As Indian Country Today reports, more than 100 “treaty defenders” were among the protesters along the road leading up to the Rushmore carvings. For much of the afternoon, police held them aside to allow Trump supporters to climb the mountain. That allowed the epic sight of Trump’s white followers shouting “go home” at Native American leaders as they protested Trump’s presence on their sacred land, the desecration of the mountain, and the breach of the treaty that awarded the area to the Lakota “forever.”
As with protesters of George W. Bush during the Iraq invasion, protesters were told to leave the area and assembled at a “free speech zone” located conveniently out of sight of both the media and Trump supporters. That option was just as attractive as it was in 2003. Eventually at least 15 protesters were arrested and protester’s vehicles were towed away.
But as National Guard forces arrived to join the blockade, it wasn’t so much the completely unnecessary presence that generated the most notice — it was their mode of arrival.

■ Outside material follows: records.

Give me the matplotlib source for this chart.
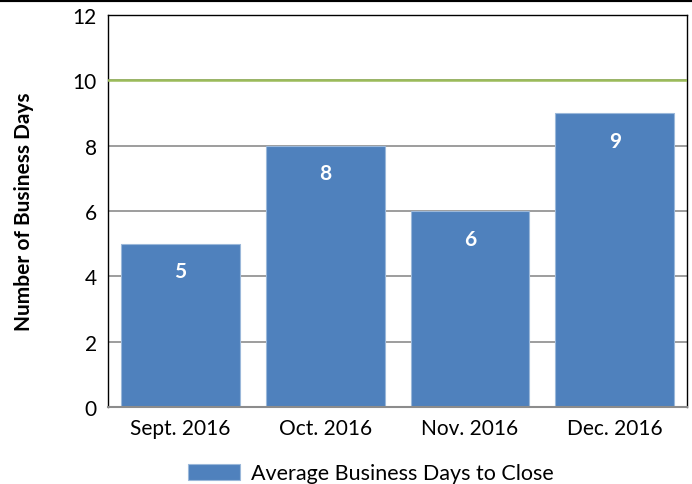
import matplotlib
matplotlib.use("Agg")
import matplotlib.pyplot as plt
from matplotlib.lines import Line2D

months = ["Sept. 2016", "Oct. 2016", "Nov. 2016", "Dec. 2016"]
days = [5, 8, 6, 9]
target = 10
series_name = "Average Business Days to Close"

plt.rcParams["font.family"] = ["Lato", "DejaVu Sans"]

fig = plt.figure(figsize=(6.92, 4.85), dpi=100)
ax = fig.add_axes([0.156, 0.159, 0.837, 0.808])

ax.set_axisbelow(True)
ax.yaxis.grid(True, color="#8c8c8c", linewidth=1.2)
bars = ax.bar(months, days, width=0.82, color="#4f81bd", edgecolor="#9bb8da",
              linewidth=0.8, label=series_name, zorder=2)
ax.axhline(target, color="#9bbb59", linewidth=1.8, zorder=3)

for rect, v in zip(bars, days):
    ax.text(rect.get_x() + rect.get_width() / 2, v - 0.85, str(v),
            ha="center", va="center", color="white", fontsize=15, fontweight="bold")

ax.set_ylim(0, 12)
ax.set_xlim(-0.5, 3.5)
ax.set_yticks(range(0, 13, 2))
ax.tick_params(axis="both", length=0, labelsize=15, pad=8)
ax.set_ylabel("Number of Business Days", fontsize=15, fontweight="bold", labelpad=28)
for side in ["top", "right", "left"]:
    ax.spines[side].set_color("black")
    ax.spines[side].set_linewidth(1)
ax.spines["bottom"].set_color("#8c8c8c")
ax.spines["bottom"].set_linewidth(1.5)

fig.legend(handles=[bars], labels=[series_name], loc="center", bbox_to_anchor=(0.536, 0.022),
           frameon=False, fontsize=15.5, handlelength=2.4, handleheight=0.8, handletextpad=0.5)

fig.add_artist(Line2D([0, 1], [0.997, 0.997], transform=fig.transFigure, color="black", linewidth=3))

fig.savefig("out.png", dpi=100)
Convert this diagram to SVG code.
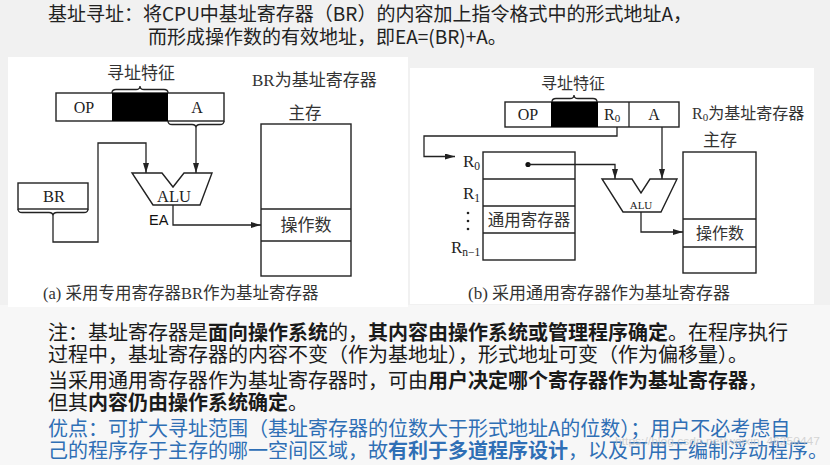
<svg xmlns="http://www.w3.org/2000/svg" width="830" height="465" viewBox="0 0 830 465">
<defs>
<marker id="arr" viewBox="0 0 10 6" refX="10" refY="3" markerWidth="10" markerHeight="6" markerUnits="userSpaceOnUse" orient="auto">
<path d="M0,0 L10,3 L0,6 z" fill="#222"/>
</marker>
<style>
.bx{fill:#fff;stroke:#222;stroke-width:1.4}
.ln{fill:none;stroke:#222;stroke-width:1.3}
.lat{font-family:"Liberation Serif","Noto Sans CJK SC",serif;fill:#222}
.cjk{font-family:"Liberation Serif","Noto Sans CJK SC",sans-serif;fill:#333}
.ttl{font-family:"Noto Sans CJK SC",sans-serif;font-size:19px;fill:#222}
.txt{font-family:"Noto Sans CJK SC",sans-serif;font-size:20px;fill:#1a1a1a}
.blue{fill:#2f6fb5}
.b{font-weight:700}
.mid{text-anchor:middle}
</style>
</defs>
<rect x="0" y="0" width="830" height="465" fill="#f1f1f1"/>
<rect x="0" y="305" width="830" height="160" fill="#f7f7f7"/>
<rect x="8" y="57" width="400" height="250" fill="#fff"/>
<rect x="410" y="68" width="404" height="236" fill="#fff"/>

<g id="title">
<text class="ttl" x="48" y="21">基址寻址：将CPU中基址寄存器（BR）的内容加上指令格式中的形式地址A，</text>
<text class="ttl" x="148" y="44">而形成操作数的有效地址，即EA=(BR)+A。</text>
</g>

<!-- Diagram (a) -->
<g id="a-instr">
<rect class="bx" x="56" y="93" width="168" height="28"/>
<rect x="112" y="93" width="56" height="28" fill="#000"/>
<text class="lat mid" x="84" y="113" font-size="16">OP</text>
<text class="lat mid" x="197" y="113" font-size="16">A</text>
<path class="ln" d="M112,93 Q112,89.5 116,89.5 L136,89.5 Q140,89.5 140,86 Q140,89.5 144,89.5 L164,89.5 Q168,89.5 168,93"/>
<text class="cjk mid" x="141" y="79" font-size="17">寻址特征</text>
<path class="ln" d="M168,121 Q168,124.5 172,124.5 L192,124.5 Q196,124.5 196,128 Q196,124.5 200,124.5 L220,124.5 Q224,124.5 224,121"/>
</g>
<g id="a-br">
<rect class="bx" x="18" y="183" width="70" height="26"/>
<text class="lat mid" x="54" y="202" font-size="16.5">BR</text>
<path class="ln" d="M18,209 Q18,212.5 22,212.5 L49,212.5 Q53,212.5 53,216 Q53,212.5 57,212.5 L84,212.5 Q88,212.5 88,209"/>
</g>
<g id="a-alu">
<polygon class="bx" points="132,173 162,173 173,187 184,173 212,173 200,205 153,205"/>
<text class="lat mid" x="174" y="202" font-size="16.5">ALU</text>
<text x="149" y="225" font-family="Liberation Sans, sans-serif" font-size="14.5" fill="#111">EA</text>
</g>
<g id="a-mem">
<rect class="bx" x="261" y="124" width="90" height="152"/>
<line class="ln" x1="261" y1="209" x2="351" y2="209"/>
<line class="ln" x1="261" y1="241" x2="351" y2="241"/>
<text class="cjk mid" x="305" y="119" font-size="16.5">主存</text>
<text class="cjk mid" x="306" y="231" font-size="17">操作数</text>
</g>
<g id="a-labels">
<text class="cjk" x="252" y="86" font-size="17">BR为基址寄存器</text>
<text class="cjk" x="43" y="299" font-size="16.5">(a) 采用专用寄存器BR作为基址寄存器</text>
</g>

<!-- Diagram (b) -->
<g id="b-instr">
<rect class="bx" x="505" y="102" width="174" height="25"/>
<rect x="551" y="102" width="47" height="25" fill="#000"/>
<line class="ln" x1="629" y1="102" x2="629" y2="127"/>
<text class="lat mid" x="528" y="120" font-size="16">OP</text>
<text class="lat" x="604" y="120" font-size="16">R<tspan font-size="11" dy="2">0</tspan></text>
<text class="lat mid" x="654" y="120" font-size="16">A</text>
<path class="ln" d="M552,102 Q552,98.5 556,98.5 L570,98.5 Q574,98.5 574,95 Q574,98.5 578,98.5 L593,98.5 Q597,98.5 597,102"/>
<text class="cjk mid" x="573" y="89" font-size="16">寻址特征</text>
<text class="cjk" x="692" y="119" font-size="16">R<tspan font-size="11" dy="2">0</tspan><tspan dy="-2">为基址寄存器</tspan></text>
</g>
<g id="b-regs">
<rect class="bx" x="483" y="152" width="92" height="108"/>
<line class="ln" x1="483" y1="179" x2="575" y2="179"/>
<line class="ln" x1="483" y1="206" x2="575" y2="206"/>
<line class="ln" x1="483" y1="233" x2="575" y2="233"/>
<text class="cjk mid" x="529" y="226" font-size="16.5">通用寄存器</text>
<text class="lat" x="463" y="167" font-size="17">R<tspan font-size="11.5" dy="3">0</tspan></text>
<text class="lat" x="463" y="199" font-size="17">R<tspan font-size="11.5" dy="3">1</tspan></text>
<circle cx="468" cy="213" r="1.3" fill="#222"/>
<circle cx="468" cy="221" r="1.3" fill="#222"/>
<circle cx="468" cy="229" r="1.3" fill="#222"/>
<text class="lat" x="451" y="253" font-size="17">R<tspan font-size="11.5" dy="3">n−1</tspan></text>
<circle cx="528" cy="164.5" r="2.6" fill="#111"/>
</g>
<g id="b-alu">
<polygon class="bx" points="602,179 632,179 641,193 650,179 677,179 661,212 623,212"/>
<text class="lat mid" x="641" y="209" font-size="11">ALU</text>
</g>
<g id="b-mem">
<rect class="bx" x="683" y="152" width="73" height="121"/>
<line class="ln" x1="683" y1="219" x2="756" y2="219"/>
<line class="ln" x1="683" y1="247" x2="756" y2="247"/>
<text class="cjk mid" x="720" y="146" font-size="17">主存</text>
<text class="cjk mid" x="720" y="239" font-size="16">操作数</text>
</g>
<g id="b-labels">
<text class="cjk" x="468" y="299" font-size="17">(b) 采用通用寄存器作为基址寄存器</text>
</g>

<g id="connectors">
<path class="ln" d="M196,128 V173" marker-end="url(#arr)"/>
<path class="ln" d="M53,216 V242 H98 V143 H146 V173" marker-end="url(#arr)"/>
<path class="ln" d="M173,205 V225 H261" marker-end="url(#arr)"/>
<path class="ln" d="M617,127 V136 H424 V156.5 H455" marker-end="url(#arr)"/>
<path class="ln" d="M528,164.5 H615 V179" marker-end="url(#arr)"/>
<path class="ln" d="M662,127 V179" marker-end="url(#arr)"/>
<path class="ln" d="M641,212 V232 H683" marker-end="url(#arr)"/>
</g>

<g id="notes">
<text class="txt" x="48" y="340">注：基址寄存器是<tspan class="b">面向操作系统</tspan>的，<tspan class="b">其内容由操作系统或管理程序确定</tspan>。在程序执行</text>
<text class="txt" x="48" y="362">过程中，基址寄存器的内容不变（作为基地址），形式地址可变（作为偏移量）。</text>
<text class="txt" x="48" y="388">当采用通用寄存器作为基址寄存器时，可由<tspan class="b">用户决定哪个寄存器作为基址寄存器</tspan>，</text>
<text class="txt" x="48" y="410">但其<tspan class="b">内容仍由操作系统确定</tspan>。</text>
<text class="txt blue" x="48" y="436">优点：可扩大寻址范围（基址寄存器的位数大于形式地址A的位数）；用户不必考虑自</text>
<text class="txt blue" x="48" y="458">己的程序存于主存的哪一空间区域，故<tspan class="b">有利于多道程序设计</tspan>，以及可用于编制浮动程序。</text>
<text x="615" y="445" font-family="Liberation Sans, sans-serif" font-size="11.5" textLength="205" lengthAdjust="spacingAndGlyphs" fill="#c4c4c4" fill-opacity="0.7">https://blog.csdn.net/weixin_46250447</text>
</g>
</svg>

The use of medical vehicles to disguise the movement of troops is a violation of the Geneva convention and a crime on any battlefield on the planet. But, as has been made obvious in both Washington D. C. and elsewhere, American citizens are not being awarded the rights that enemies get during war.
Meanwhile, right up the hill, Trump was claiming there is a “merciless campaign to wipe out our history.” And he should know, because he’s leading that campaign.